Given all the config and services , why not just write to hdfs?

toolslive · on Aug 10, 2021

don't use minio for object storage. Use it because you need an s3 interface (and the object store you want to use doesn't provide it). It's actually pretty straight forward to build an integration if minio doesn't provide it. Implementation tip: make the minio side stateless. Have fun.

sebyx07 · on Aug 10, 2021

https://www.storj.io uses minio underneath, but they treat minio with respect, as a partner and pay their cut

jeffbarr · on Aug 10, 2021

Amazon S3 on Outposts (more info at https://aws.amazon.com/s3/outposts/ ) runs on-premises, offers durable storage, high throughput, the S3 API, currently scales to 380 TB, and doesn't require you to watch for and deal with failing disks.

I believe that it addresses many of the OP's reasons for deciding against S3.

Nullabillity · on Aug 10, 2021

At least disclose your conflicts of interest when writing spam like this.

GiorgioG · on Aug 10, 2021

And only costs $169,000 to start

gunapologist99 · on Aug 10, 2021

Hey, let's be fair.
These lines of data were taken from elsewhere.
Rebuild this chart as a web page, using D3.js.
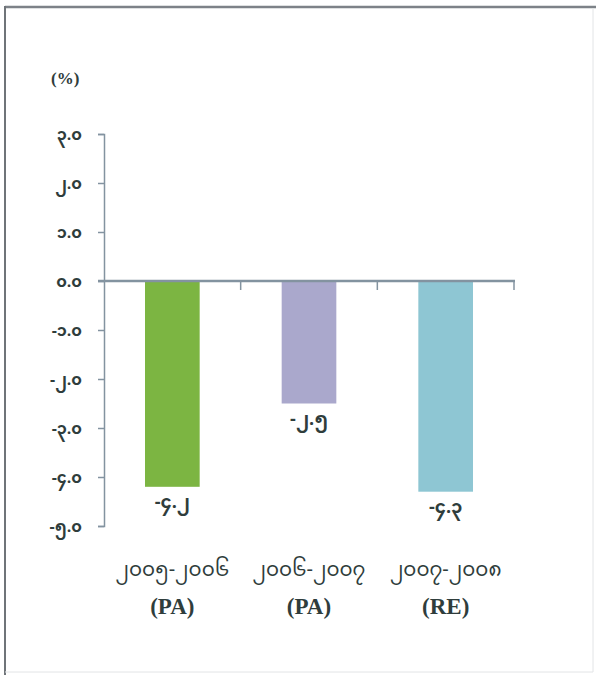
<!DOCTYPE html>
<html>
<head>
<meta charset="utf-8">
<script src="https://cdn.jsdelivr.net/npm/d3@7"></script>
<style>
  html, body { margin: 0; padding: 0; background: #ffffff; }
  svg { display: block; }
</style>
</head>
<body>
<script>
// ---- data ----
const categories = ["၂၀၀၅-၂၀၀၆", "၂၀၀၆-၂၀၀၇", "၂၀၀၇-၂၀၀၈"];
const categoryNotes = ["(PA)", "(PA)", "(RE)"];
const values = [-4.2, -2.5, -4.3];
const yTicks = [3, 2, 1, 0, -1, -2, -3, -4, -5];
const unitLabel = "(%)";
const barColors = ["#7cb542", "#aaa8cc", "#8ec6d3"];

const myDigits = "၀၁၂၃၄၅၆၇၈၉";
const toMy = s => s.replace(/[0-9]/g, d => myDigits[+d]);
const fmt = v => toMy(d3.format(".1f")(v)).replace("−", "-");

const myFont = "'Noto Sans Myanmar', 'Padauk', 'Myanmar Text', 'DejaVu Sans', sans-serif";
const serifFont = "'Liberation Serif', 'DejaVu Serif', serif";

const W = 596, H = 675;
const svg = d3.select("body").append("svg").attr("width", W).attr("height", H);

// frame
svg.append("line").attr("x1", 5).attr("x2", 596).attr("y1", 7).attr("y2", 7)
  .attr("stroke", "#7d8288").attr("stroke-width", 2.5);
svg.append("line").attr("x1", 5).attr("x2", 5).attr("y1", 6).attr("y2", 675)
  .attr("stroke", "#6f7479").attr("stroke-width", 2);
svg.append("line").attr("x1", 593).attr("x2", 593).attr("y1", 8).attr("y2", 672)
  .attr("stroke", "#e2e4e6").attr("stroke-width", 1);
svg.append("line").attr("x1", 5).attr("x2", 593).attr("y1", 672).attr("y2", 672)
  .attr("stroke", "#e2e4e6").attr("stroke-width", 1);

const textColor = "#2f3d3c";
const axisColor = "#8393a0";

const y = d3.scaleLinear().domain([-5, 3]).range([526, 134]);
const x = d3.scaleBand().domain(categories).range([104, 514]).padding(0);

// y axis
const yAxis = d3.axisLeft(y).tickValues(yTicks).tickSize(6).tickFormat(fmt).tickPadding(16);
const gy = svg.append("g").attr("transform", "translate(104,0)").call(yAxis);
gy.select(".domain").attr("stroke", axisColor).attr("stroke-width", 1.5);
gy.selectAll(".tick line").attr("stroke", axisColor).attr("stroke-width", 1.5);
gy.selectAll(".tick text").attr("fill", textColor)
  .style("font-family", myFont).style("font-size", "16px").style("font-weight", "bold");

// unit label
svg.append("text").attr("x", 51).attr("y", 84).text(unitLabel)
  .attr("fill", textColor)
  .style("font-family", serifFont).style("font-size", "17px").style("font-weight", "bold");

// bars
const bw = x.bandwidth() * 0.4;
svg.selectAll("rect.bar").data(values).enter().append("rect")
  .attr("class", "bar")
  .attr("x", (d, i) => x(categories[i]) + (x.bandwidth() - bw) / 2)
  .attr("width", bw)
  .attr("y", d => y(Math.max(0, d)))
  .attr("height", d => Math.abs(y(d) - y(0)))
  .attr("fill", (d, i) => barColors[i]);

// x axis (at zero)
svg.append("line").attr("x1", 98).attr("x2", 515).attr("y1", y(0)).attr("y2", y(0))
  .attr("stroke", axisColor).attr("stroke-width", 2.5);
const bounds = categories.map(c => x(c) + x.bandwidth());
svg.selectAll("line.xtick").data(bounds).enter().append("line")
  .attr("class", "xtick")
  .attr("x1", d => d).attr("x2", d => d)
  .attr("y1", y(0)).attr("y2", y(0) + 9)
  .attr("stroke", axisColor).attr("stroke-width", 1.5);

// value labels
svg.selectAll("text.val").data(values).enter().append("text")
  .attr("class", "val")
  .attr("x", (d, i) => x(categories[i]) + x.bandwidth() / 2)
  .attr("y", d => y(d) + 21)
  .attr("text-anchor", "middle")
  .attr("fill", textColor)
  .style("font-family", myFont).style("font-size", "18px").style("font-weight", "bold")
  .text(d => fmt(d));

// category labels
svg.selectAll("text.cat").data(categories).enter().append("text")
  .attr("class", "cat")
  .attr("x", d => x(d) + x.bandwidth() / 2)
  .attr("y", 576)
  .attr("text-anchor", "middle")
  .attr("fill", textColor)
  .style("font-family", myFont).style("font-size", "20px")
  .text(d => d);
svg.selectAll("text.note").data(categoryNotes).enter().append("text")
  .attr("class", "note")
  .attr("x", (d, i) => x(categories[i]) + x.bandwidth() / 2)
  .attr("y", 614)
  .attr("text-anchor", "middle")
  .attr("fill", textColor)
  .style("font-family", serifFont).style("font-size", "23px").style("font-weight", "bold")
  .text(d => d);
</script>
</body>
</html>
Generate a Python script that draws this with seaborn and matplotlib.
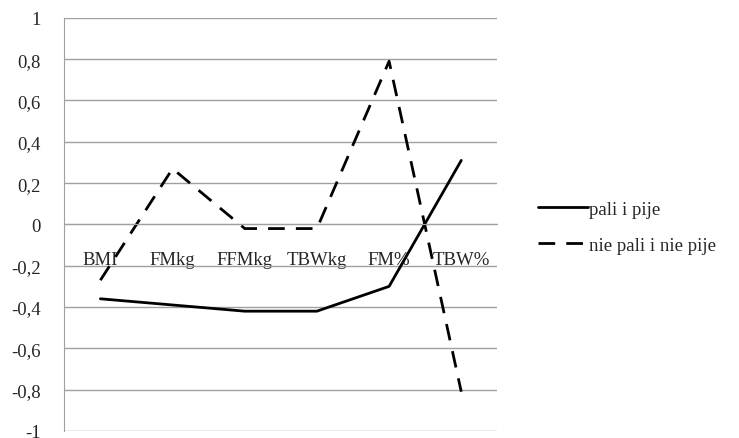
import pandas as pd
import numpy as np
import seaborn as sns
import matplotlib.pyplot as plt
from matplotlib.ticker import FuncFormatter

# Values
categories = ["BMI", "FMkg", "FFMkg", "TBWkg", "FM%", "TBW%"]
pali_i_pije = [-0.36, -0.39, -0.42, -0.42, -0.30, 0.31]
nie_pali_i_nie_pije = [-0.27, 0.27, -0.02, -0.02, 0.79, -0.81]
series_names = ["pali i pije", "nie pali i nie pije"]

df = pd.DataFrame({
    "x": list(range(len(categories))) * 2,
    "value": pali_i_pije + nie_pali_i_nie_pije,
    "grupa": [series_names[0]] * len(categories) + [series_names[1]] * len(categories),
})

sns.set_style("white")
plt.rcParams['font.family'] = ['Liberation Serif', 'DejaVu Serif']

# comma as decimal separator, whole numbers without decimals
def comma_fmt(v, pos):
    if abs(v - round(v)) < 1e-9:
        return str(int(round(v)))
    return f"{v:.1f}".replace(".", ",")

fig = plt.figure(figsize=(7.39, 4.39), dpi=100)
ax = fig.add_axes([0.087, 0.016, 0.586, 0.941])

sns.lineplot(data=df, x="x", y="value", style="grupa", ax=ax,
             color="black", linewidth=2.0,
             dashes={series_names[0]: "", series_names[1]: (6, 4)},
             legend=False)

ax.set_xlim(-0.5, len(categories) - 0.5)
ax.set_ylim(-1, 1)
ax.set_yticks(np.arange(-1, 1.01, 0.2))
ax.yaxis.set_major_formatter(FuncFormatter(comma_fmt))
ax.grid(axis="y", color="#a0a0a0", linewidth=1.0)
ax.set_axisbelow(True)

for s in ["top", "right"]:
    ax.spines[s].set_visible(False)
ax.spines["left"].set_color("#a0a0a0")
ax.spines["bottom"].set_color("#a0a0a0")
ax.spines["bottom"].set_position(("data", 0))

ax.set_xticks(range(len(categories)))
ax.set_xticklabels(categories, fontsize=13.5)
ax.set_xticks(np.arange(0.5, len(categories), 1.0), minor=True)
ax.tick_params(axis="x", which="major", length=0, pad=19)
ax.tick_params(axis="x", which="minor", length=5, color="#a0a0a0", direction="out")
ax.tick_params(axis="y", length=5, color="#a0a0a0", direction="out", labelsize=13.5, pad=12)
ax.set_xlabel("")
ax.set_ylabel("")

handles = [plt.Line2D([], [], color="black", linewidth=2.0),
           plt.Line2D([], [], color="black", linewidth=2.0, dashes=(6, 4))]
fig.legend(handles, series_names, loc="center left", bbox_to_anchor=(0.705, 0.48),
           frameon=False, fontsize=13.5, handlelength=2.7, handletextpad=0.05,
           labelspacing=1.0)

fig.savefig("out.png", dpi=100)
The storage-optimized instances start at only $425,931. ;)

oneplane · on Aug 10, 2021

It's not like buying hardware, support personnel hours and write-off administration is that much cheaper, unless you're willing to discard some features, but at that point you're no longer comparing things equally.

rodgerd · on Aug 10, 2021

Have Outposts fixed their "always-on, lose connectivity, lose your outpost" problem that they had when I first asked about them?

Can they scale down to "I need to spin up an S3 thing for local testing" for the cost of the storage and CPU?

Am I locked into a multi-year agreement, or can I just go and throw it away in a month and stop paying?

speedgoose · on Aug 10, 2021

I'm not going to contact AWS sales when I can easily use minio on Docker or Kubernetes.